I’m not sure who had the great idea in the beginning of domestication. They decided to add chicken eggs and cow milk to the basic flour and water mix. But this sweet bread stands the test of time, like in centuries of time.
People come and go like blips on a screen. This mix of earthy, moldy yeast and egg holds the collective DNA memory of taste. Sugar, salt, and milk also contribute to this lasting memory.
The Grandmothers and Mothers become legends. The children feel they will never eat anything as good ever again. It’s the food that binds family history. This is true if they are lucky enough to have someone who is adept at producing breads and pastry.

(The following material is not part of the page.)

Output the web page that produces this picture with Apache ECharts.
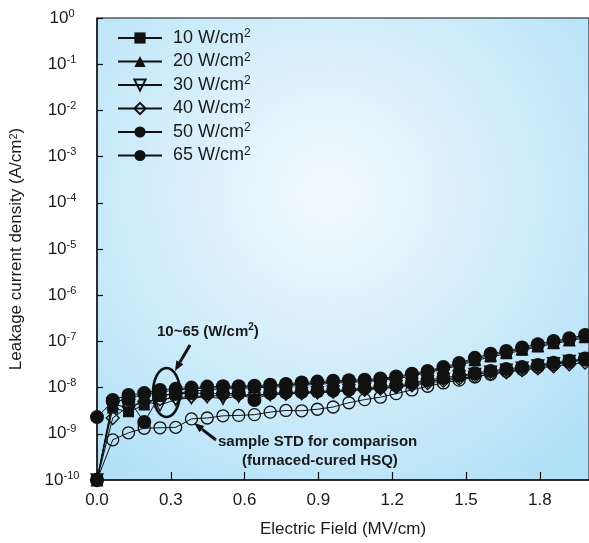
<!DOCTYPE html>
<html>
<head>
<meta charset="utf-8">
<script src="https://cdn.jsdelivr.net/npm/echarts@6/dist/echarts.min.js"></script>
<style>
  html, body { margin: 0; padding: 0; background: #fff; }
  #main { width: 589px; height: 543px; }
</style>
</head>
<body>
<div id="main"></div>
<script>
// electric field (MV/cm)
const fieldMV = [0, 0.064, 0.128, 0.192, 0.256, 0.32, 0.384, 0.448, 0.512, 0.576, 0.64, 0.704, 0.768, 0.832, 0.896, 0.96,
  1.024, 1.088, 1.152, 1.216, 1.28, 1.344, 1.408, 1.472, 1.536, 1.6, 1.664, 1.728, 1.792, 1.856, 1.92, 1.984];

// leakage current density (A/cm2)
const j10 = [1e-10, 3.6e-9, 3.0e-9, 4.2e-9, 6.5e-9, 7.5e-9, 8.3e-9, 9.0e-9, 9.3e-9, 9.6e-9, 9.9e-9, 1.02e-8, 1.06e-8, 1.12e-8, 1.18e-8, 1.24e-8,
  1.3e-8, 1.35e-8, 1.43e-8, 1.55e-8, 1.78e-8, 2.1e-8, 2.5e-8, 3.0e-8, 3.8e-8, 4.6e-8, 5.4e-8, 6.4e-8, 7.6e-8, 8.9e-8, 1.03e-7, 1.2e-7];
const j20 = [1e-10, 4.6e-9, 6.0e-9, 7.0e-9, 8.0e-9, 8.8e-9, 9.4e-9, 9.8e-9, 1.0e-8, 1.02e-8, 1.05e-8, 1.08e-8, 1.12e-8, 1.2e-8, 1.26e-8, 1.32e-8,
  1.36e-8, 1.4e-8, 1.5e-8, 1.65e-8, 1.9e-8, 2.2e-8, 2.65e-8, 3.2e-8, 4.1e-8, 5.0e-8, 5.8e-8, 6.9e-8, 8.1e-8, 9.5e-8, 1.09e-7, 1.28e-7];
const j30 = [1e-10, 4.5e-9, 3.6e-9, 5.0e-9, 4.2e-9, 5.5e-9, 6.0e-9, 6.3e-9, 5.8e-9, 6.5e-9, 6.8e-9, 7.0e-9, 7.3e-9, 7.5e-9, 7.8e-9, 8.1e-9,
  8.6e-9, 9.2e-9, 9.8e-9, 1.05e-8, 1.17e-8, 1.35e-8, 1.52e-8, 1.7e-8, 1.92e-8, 2.15e-8, 2.4e-8, 2.65e-8, 2.95e-8, 3.3e-8, 3.7e-8, 4.1e-8];
const j40 = [1e-10, 2.2e-9, 3.9e-9, 5.0e-9, 5.6e-9, 6.0e-9, 6.4e-9, 6.6e-9, 6.8e-9, 6.9e-9, 7.0e-9, 7.2e-9, 7.4e-9, 7.6e-9, 7.9e-9, 8.2e-9,
  8.6e-9, 9.0e-9, 9.5e-9, 1.02e-8, 1.12e-8, 1.25e-8, 1.4e-8, 1.56e-8, 1.75e-8, 1.95e-8, 2.15e-8, 2.38e-8, 2.62e-8, 2.9e-8, 3.2e-8, 3.5e-8];
const j50 = [1e-10, 5.4e-9, 6.9e-9, 7.6e-9, 8.9e-9, 9.5e-9, 1.0e-8, 1.05e-8, 1.07e-8, 1.07e-8, 1.1e-8, 1.15e-8, 1.2e-8, 1.29e-8, 1.35e-8, 1.41e-8,
  1.45e-8, 1.48e-8, 1.58e-8, 1.74e-8, 2.0e-8, 2.3e-8, 2.8e-8, 3.4e-8, 4.4e-8, 5.4e-8, 6.2e-8, 7.4e-8, 8.7e-8, 1.02e-7, 1.17e-7, 1.38e-7];
const j65 = [2.3e-9, 5.0e-9, 5.6e-9, 1.8e-9, 6.8e-9, 7.3e-9, 7.6e-9, 7.5e-9, 7.4e-9, 7.5e-9, 5.4e-9, 7.6e-9, 7.8e-9, 8.0e-9, 8.3e-9, 8.6e-9,
  9.1e-9, 9.8e-9, 1.05e-8, 1.12e-8, 1.25e-8, 1.45e-8, 1.62e-8, 1.82e-8, 2.05e-8, 2.3e-8, 2.52e-8, 2.78e-8, 3.1e-8, 3.45e-8, 3.8e-8, 4.25e-8];
// sample STD (furnace-cured HSQ)
const jStd = [1e-10, 7.4e-10, 1.05e-9, 1.32e-9, 1.35e-9, 1.38e-9, 2.1e-9, 2.2e-9, 2.45e-9, 2.5e-9, 2.6e-9, 2.95e-9, 3.2e-9, 3.15e-9, 3.4e-9, 3.8e-9,
  4.7e-9, 5.5e-9, 6.2e-9, 7.4e-9, 8.9e-9, 1.07e-8, 1.26e-8, 1.45e-8, 1.7e-8, 1.95e-8, 2.25e-8, 2.5e-8, 2.8e-8, 3.15e-8, 3.55e-8, 4.0e-8];

const xTicks = [0, 0.3, 0.6, 0.9, 1.2, 1.5, 1.8];

const pairs = arr => arr.map((v, i) => [fieldMV[i], v]);

function makeSeries(name, data, symbol, filled, size, rotate) {
  return {
    name: name,
    type: 'line',
    data: pairs(data),
    symbol: symbol,
    symbolSize: size,
    symbolRotate: rotate || 0,
    lineStyle: { color: '#111', width: 1 },
    itemStyle: {
      color: filled ? '#111' : 'rgba(255,255,255,0)',
      borderColor: '#111',
      borderWidth: filled ? 0 : 1.3
    },
    emphasis: { disabled: true }
  };
}

const chart = echarts.init(document.getElementById('main'), null, { renderer: 'canvas' });

const txt = '#1a1a1a';
const font = 'Liberation Sans, Arial, sans-serif';

chart.setOption({
  animation: false,
  textStyle: { fontFamily: font },
  grid: {
    left: 96, top: 18, right: -1, bottom: 63,
    show: true,
    borderColor: '#111',
    borderWidth: 1,
    backgroundColor: {
      type: 'radial', x: 0.47, y: 0.38, r: 0.78,
      colorStops: [
        { offset: 0, color: '#f3fbff' },
        { offset: 0.35, color: '#dcf1fc' },
        { offset: 1, color: '#b0e0f7' }
      ]
    }
  },
  legend: {
    orient: 'vertical',
    left: 112, top: 23,
    itemWidth: 44, itemHeight: 14, itemGap: 4.5,
    textStyle: {
      color: txt, fontSize: 18, fontFamily: font, padding: [0, 0, 0, 6],
      rich: {
        a: { fontSize: 18, color: txt, fontFamily: font, lineHeight: 20 },
        s: { fontSize: 12, color: txt, fontFamily: font, verticalAlign: 'top', lineHeight: 9 }
      }
    },
    formatter: n => '{a|' + n.slice(0, -1) + '}{s|2}',
    data: ['10 W/cm2', '20 W/cm2', '30 W/cm2', '40 W/cm2', '50 W/cm2', '65 W/cm2']
  },
  xAxis: {
    type: 'value',
    min: 0, max: 2.0, interval: 0.3,
    name: 'Electric Field (MV/cm)',
    nameLocation: 'middle', nameGap: 41,
    nameTextStyle: { color: txt, fontSize: 17, fontFamily: font },
    axisLine: { lineStyle: { color: '#111', width: 1.5 } },
    axisTick: { inside: true, length: 8, lineStyle: { color: '#111', width: 1.2 } },
    axisLabel: {
      color: txt, fontSize: 17, margin: 12, showMaxLabel: false,
      formatter: v => (xTicks.some(t => Math.abs(t - v) < 1e-6) ? v.toFixed(1) : '')
    },
    splitLine: { show: false }
  },
  yAxis: {
    type: 'log',
    logBase: 10,
    min: 1e-10, max: 1,
    interval: 1,
    name: 'Leakage current density (A/cm{s|2})',
    nameLocation: 'middle', nameGap: 72, nameRotate: 90,
    nameTextStyle: {
      color: txt, fontSize: 17, fontFamily: font,
      rich: {
        s: { fontSize: 11, color: txt, fontFamily: font, verticalAlign: 'top', lineHeight: 11 }
      }
    },
    axisLine: { lineStyle: { color: '#111', width: 1.5 } },
    axisTick: { inside: true, length: 6, lineStyle: { color: '#111', width: 1.2 } },
    axisLabel: {
      color: txt, margin: 35, align: 'center',
      formatter: v => '{b|10}{e|' + Math.round(Math.log10(v)) + '}',
      rich: {
        b: { fontSize: 17, color: txt, fontFamily: font, lineHeight: 20 },
        e: { fontSize: 11, color: txt, fontFamily: font, verticalAlign: 'top', lineHeight: 9 }
      }
    },
    splitLine: { show: false }
  },
  series: [
    makeSeries('sample STD', jStd, 'circle', false, 12),
    makeSeries('40 W/cm2', j40, 'diamond', false, 13),
    makeSeries('30 W/cm2', j30, 'triangle', false, 12, 180),
    makeSeries('65 W/cm2', j65, 'circle', true, 14),
    makeSeries('10 W/cm2', j10, 'rect', true, 11),
    makeSeries('20 W/cm2', j20, 'triangle', true, 13),
    makeSeries('50 W/cm2', j50, 'circle', true, 14)
  ],
  graphic: [
    {
      type: 'text', left: 157, top: 322,
      style: {
        text: '{a|10~65 (W/cm}{s|2}{a|)}',
        rich: {
          a: { fontSize: 15, fontWeight: 'bold', fill: txt, fontFamily: font, lineHeight: 20 },
          s: { fontSize: 10, fontWeight: 'bold', fill: txt, fontFamily: font, verticalAlign: 'top', lineHeight: 10 }
        }
      }
    },
    {
      type: 'ellipse',
      shape: { cx: 166.5, cy: 392.5, rx: 13.5, ry: 24.5 },
      style: { fill: 'none', stroke: '#111', lineWidth: 2.6 }
    },
    {
      type: 'line',
      shape: { x1: 190, y1: 345, x2: 179.9, y2: 362.3 },
      style: { stroke: '#111', lineWidth: 3 }
    },
    {
      type: 'polygon',
      shape: { points: [[175, 371], [183.4, 364.2], [176.4, 360.3]] },
      style: { fill: '#111' }
    },
    {
      type: 'line',
      shape: { x1: 216, y1: 440, x2: 201.9, y2: 429.1 },
      style: { stroke: '#111', lineWidth: 3 }
    },
    {
      type: 'polygon',
      shape: { points: [[194, 423], [204.3, 426], [199.5, 432.3]] },
      style: { fill: '#111' }
    },
    {
      type: 'text', left: 218, top: 434,
      style: { text: 'sample STD for comparison', fontSize: 15, fontWeight: 'bold', fill: txt, fontFamily: font }
    },
    {
      type: 'text', left: 242, top: 453,
      style: { text: '(furnaced-cured HSQ)', fontSize: 15, fontWeight: 'bold', fill: txt, fontFamily: font }
    }
  ]
});
</script>
</body>
</html>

The method is complex, and the time involved to coax the flavor from the slowly fermenting yeast requires patience. This yeast inflates the sweet moist matrix. The entire process requires copious amounts of both patience and practice.
It’s the irresistible smell of sweet and richly rank. It’s like the smell of a newborn to its mother. It’s addictive, and you can’t let it go. It’s familiar, it’s comforting, It’s the taste and smell memory you long for and never forget. It’s the Kolach bread of Hungary, Jewish Challah, almost every European culture has a version. Other cultures use more indigenous ingredients. To make it even richer, raisins and lemon zest is incorporated into the dough.
Today, I take this very same sweet dough and roll it out into a rectangular shape. I kick it up a few notches by smearing a generous amount of butter. Then I add handfuls of brown and white sugar and a thick dusting of cinnamon bark powder. These ingredients combine into a thick syrup through the alchemy of heat. Finally, we have our cinnamon roll. It is the culmination of eight to ten hours of labor.
This is the genesis of the most exquisite sweet roll you will ever eat.